> _EXERCISE DIRECTIONS_
Retype every line from the start of the data down to and including the line with "years_dash = list(range(1950, 2012))". Skip the pictures.

[SUPPLIED INFORMATION start]

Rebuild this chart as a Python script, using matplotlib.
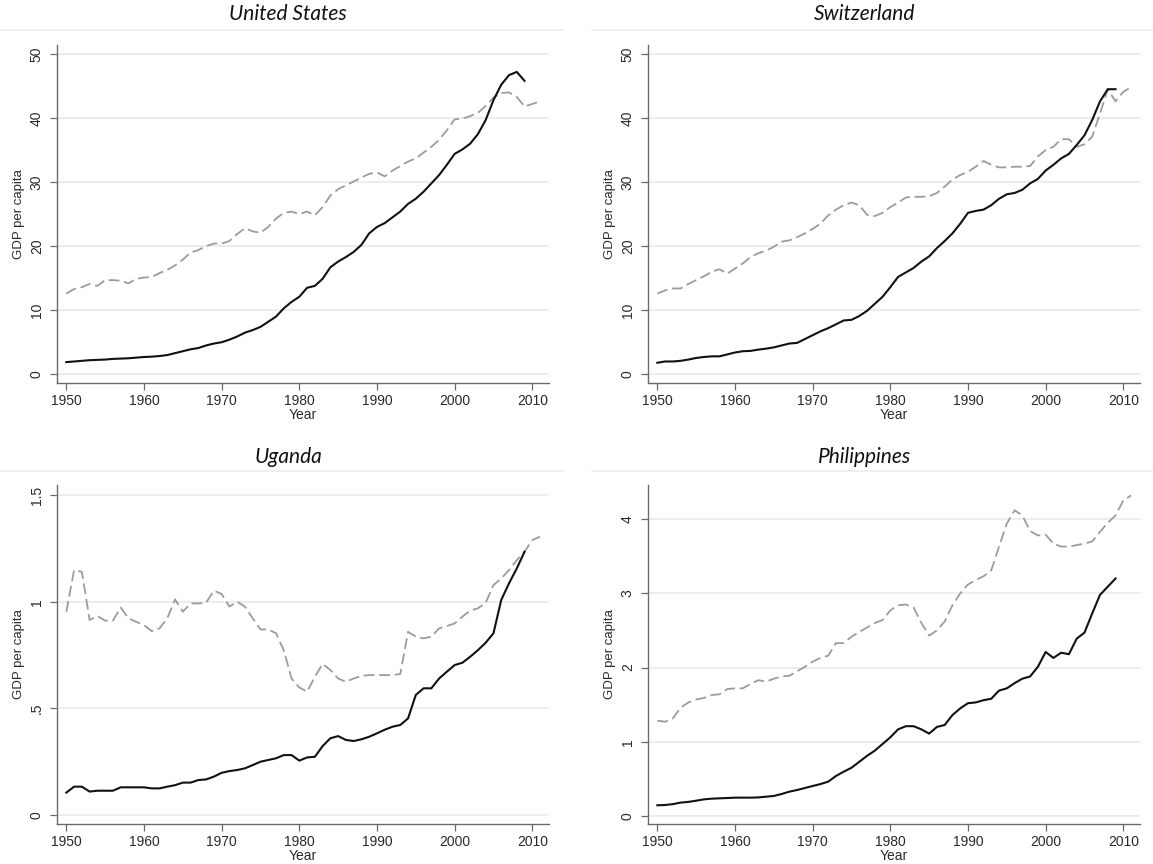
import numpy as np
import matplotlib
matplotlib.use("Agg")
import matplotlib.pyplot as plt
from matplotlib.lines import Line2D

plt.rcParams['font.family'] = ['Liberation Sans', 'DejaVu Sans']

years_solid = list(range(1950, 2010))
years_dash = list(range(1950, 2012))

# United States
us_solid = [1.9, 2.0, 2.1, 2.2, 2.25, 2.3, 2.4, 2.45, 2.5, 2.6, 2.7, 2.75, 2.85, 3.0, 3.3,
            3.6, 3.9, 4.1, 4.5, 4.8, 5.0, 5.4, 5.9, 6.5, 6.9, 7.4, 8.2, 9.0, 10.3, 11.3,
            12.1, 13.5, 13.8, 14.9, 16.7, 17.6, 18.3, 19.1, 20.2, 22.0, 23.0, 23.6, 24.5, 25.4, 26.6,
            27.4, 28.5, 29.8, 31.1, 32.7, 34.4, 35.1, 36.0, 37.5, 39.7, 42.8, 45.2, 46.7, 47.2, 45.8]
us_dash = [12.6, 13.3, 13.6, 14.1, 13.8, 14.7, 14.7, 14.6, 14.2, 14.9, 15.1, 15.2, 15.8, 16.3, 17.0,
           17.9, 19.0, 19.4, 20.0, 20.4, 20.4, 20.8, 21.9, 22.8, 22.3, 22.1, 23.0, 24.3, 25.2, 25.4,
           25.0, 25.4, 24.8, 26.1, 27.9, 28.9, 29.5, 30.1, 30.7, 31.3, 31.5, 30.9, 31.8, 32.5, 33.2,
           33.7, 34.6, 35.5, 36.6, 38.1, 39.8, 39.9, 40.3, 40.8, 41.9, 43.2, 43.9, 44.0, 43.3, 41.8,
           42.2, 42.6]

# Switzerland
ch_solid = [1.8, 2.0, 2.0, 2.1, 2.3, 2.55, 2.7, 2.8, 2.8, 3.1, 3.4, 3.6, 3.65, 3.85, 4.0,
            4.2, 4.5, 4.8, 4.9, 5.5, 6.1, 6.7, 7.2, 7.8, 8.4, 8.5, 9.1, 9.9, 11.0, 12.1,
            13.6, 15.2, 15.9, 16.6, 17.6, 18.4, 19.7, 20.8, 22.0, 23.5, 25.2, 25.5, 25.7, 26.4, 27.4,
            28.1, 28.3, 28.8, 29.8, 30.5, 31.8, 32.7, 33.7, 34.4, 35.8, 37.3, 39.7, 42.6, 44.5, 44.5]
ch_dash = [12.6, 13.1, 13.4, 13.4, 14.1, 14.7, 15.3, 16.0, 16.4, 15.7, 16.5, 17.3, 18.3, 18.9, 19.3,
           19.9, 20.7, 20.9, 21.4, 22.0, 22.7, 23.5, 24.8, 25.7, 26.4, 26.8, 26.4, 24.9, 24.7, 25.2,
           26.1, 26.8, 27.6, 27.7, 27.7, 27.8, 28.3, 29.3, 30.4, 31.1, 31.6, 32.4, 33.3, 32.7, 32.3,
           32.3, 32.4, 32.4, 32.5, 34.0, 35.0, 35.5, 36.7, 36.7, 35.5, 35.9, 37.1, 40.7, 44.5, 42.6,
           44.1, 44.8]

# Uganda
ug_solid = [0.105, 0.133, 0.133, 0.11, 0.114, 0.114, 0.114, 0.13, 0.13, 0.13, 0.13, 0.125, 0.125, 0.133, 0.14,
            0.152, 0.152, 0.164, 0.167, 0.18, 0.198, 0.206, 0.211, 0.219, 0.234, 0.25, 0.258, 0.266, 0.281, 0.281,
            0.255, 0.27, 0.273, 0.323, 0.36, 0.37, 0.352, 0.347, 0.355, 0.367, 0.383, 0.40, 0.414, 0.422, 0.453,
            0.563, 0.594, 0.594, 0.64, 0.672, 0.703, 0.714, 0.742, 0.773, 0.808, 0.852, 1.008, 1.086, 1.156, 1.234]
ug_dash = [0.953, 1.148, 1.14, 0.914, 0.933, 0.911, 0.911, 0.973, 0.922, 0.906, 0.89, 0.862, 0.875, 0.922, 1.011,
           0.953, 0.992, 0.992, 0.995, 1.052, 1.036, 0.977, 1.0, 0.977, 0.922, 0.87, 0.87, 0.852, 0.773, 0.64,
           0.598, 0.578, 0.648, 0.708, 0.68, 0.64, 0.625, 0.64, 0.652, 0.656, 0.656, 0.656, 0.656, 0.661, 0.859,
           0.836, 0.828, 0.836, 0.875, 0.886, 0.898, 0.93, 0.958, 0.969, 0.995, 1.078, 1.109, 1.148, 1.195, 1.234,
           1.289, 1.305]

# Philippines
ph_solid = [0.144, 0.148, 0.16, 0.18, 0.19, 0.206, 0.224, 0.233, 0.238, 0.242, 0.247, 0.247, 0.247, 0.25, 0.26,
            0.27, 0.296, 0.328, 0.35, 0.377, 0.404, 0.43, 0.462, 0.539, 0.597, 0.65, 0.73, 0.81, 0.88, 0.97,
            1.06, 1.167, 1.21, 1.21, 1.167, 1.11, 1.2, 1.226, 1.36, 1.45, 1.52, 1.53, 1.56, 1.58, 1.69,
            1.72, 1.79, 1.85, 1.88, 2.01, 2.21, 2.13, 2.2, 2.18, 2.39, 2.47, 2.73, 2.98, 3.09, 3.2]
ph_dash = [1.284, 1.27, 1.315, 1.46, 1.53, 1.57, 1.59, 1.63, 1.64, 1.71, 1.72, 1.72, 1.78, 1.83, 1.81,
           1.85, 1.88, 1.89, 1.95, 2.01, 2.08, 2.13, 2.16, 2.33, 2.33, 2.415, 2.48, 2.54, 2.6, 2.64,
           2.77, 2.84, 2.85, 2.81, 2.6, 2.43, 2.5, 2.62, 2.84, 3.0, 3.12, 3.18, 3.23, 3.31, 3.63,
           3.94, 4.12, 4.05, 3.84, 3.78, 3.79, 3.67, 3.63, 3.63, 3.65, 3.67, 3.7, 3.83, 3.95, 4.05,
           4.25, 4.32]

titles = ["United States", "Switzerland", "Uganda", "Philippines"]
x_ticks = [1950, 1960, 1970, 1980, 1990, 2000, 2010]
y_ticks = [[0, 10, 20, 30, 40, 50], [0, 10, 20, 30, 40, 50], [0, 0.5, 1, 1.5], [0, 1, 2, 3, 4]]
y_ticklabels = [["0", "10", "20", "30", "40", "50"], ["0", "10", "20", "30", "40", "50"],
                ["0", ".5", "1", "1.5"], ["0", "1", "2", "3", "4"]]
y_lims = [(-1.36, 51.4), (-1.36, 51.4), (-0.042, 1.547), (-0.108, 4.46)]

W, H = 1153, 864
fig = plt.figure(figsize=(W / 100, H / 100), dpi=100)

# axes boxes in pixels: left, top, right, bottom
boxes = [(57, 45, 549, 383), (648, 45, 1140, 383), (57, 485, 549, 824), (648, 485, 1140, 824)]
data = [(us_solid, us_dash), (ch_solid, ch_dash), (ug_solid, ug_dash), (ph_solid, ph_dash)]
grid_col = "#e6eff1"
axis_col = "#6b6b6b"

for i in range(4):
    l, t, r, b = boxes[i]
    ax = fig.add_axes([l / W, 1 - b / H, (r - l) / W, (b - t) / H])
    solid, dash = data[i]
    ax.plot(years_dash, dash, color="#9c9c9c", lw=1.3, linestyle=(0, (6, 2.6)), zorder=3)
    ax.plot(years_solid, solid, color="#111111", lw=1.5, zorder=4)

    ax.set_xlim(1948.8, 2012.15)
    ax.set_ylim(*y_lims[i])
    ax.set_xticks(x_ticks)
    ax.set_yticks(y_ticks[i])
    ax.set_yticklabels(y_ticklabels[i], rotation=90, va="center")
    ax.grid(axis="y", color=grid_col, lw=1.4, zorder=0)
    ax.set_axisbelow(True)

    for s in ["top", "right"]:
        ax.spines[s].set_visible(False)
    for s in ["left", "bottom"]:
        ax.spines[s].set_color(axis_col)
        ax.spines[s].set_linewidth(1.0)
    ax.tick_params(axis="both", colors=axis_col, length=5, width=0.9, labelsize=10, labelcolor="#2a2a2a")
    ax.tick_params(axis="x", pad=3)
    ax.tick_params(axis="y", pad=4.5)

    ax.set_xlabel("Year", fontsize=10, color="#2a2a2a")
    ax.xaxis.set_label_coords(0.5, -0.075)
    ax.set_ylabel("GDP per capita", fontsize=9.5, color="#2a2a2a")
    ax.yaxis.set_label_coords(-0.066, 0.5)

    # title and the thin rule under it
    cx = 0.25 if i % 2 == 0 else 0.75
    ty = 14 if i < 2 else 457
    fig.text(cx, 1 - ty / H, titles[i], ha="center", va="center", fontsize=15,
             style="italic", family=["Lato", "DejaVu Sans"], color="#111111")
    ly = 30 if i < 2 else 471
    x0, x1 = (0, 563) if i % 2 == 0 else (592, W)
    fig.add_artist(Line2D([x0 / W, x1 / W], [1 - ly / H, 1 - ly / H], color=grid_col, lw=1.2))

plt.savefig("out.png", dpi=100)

[SUPPLIED INFORMATION end]

> _CORRECT RESULT_
Rebuild this chart as a Python script, using matplotlib.
import numpy as np
import matplotlib
matplotlib.use("Agg")
import matplotlib.pyplot as plt
from matplotlib.lines import Line2D

plt.rcParams['font.family'] = ['Liberation Sans', 'DejaVu Sans']

years_solid = list(range(1950, 2010))
years_dash = list(range(1950, 2012))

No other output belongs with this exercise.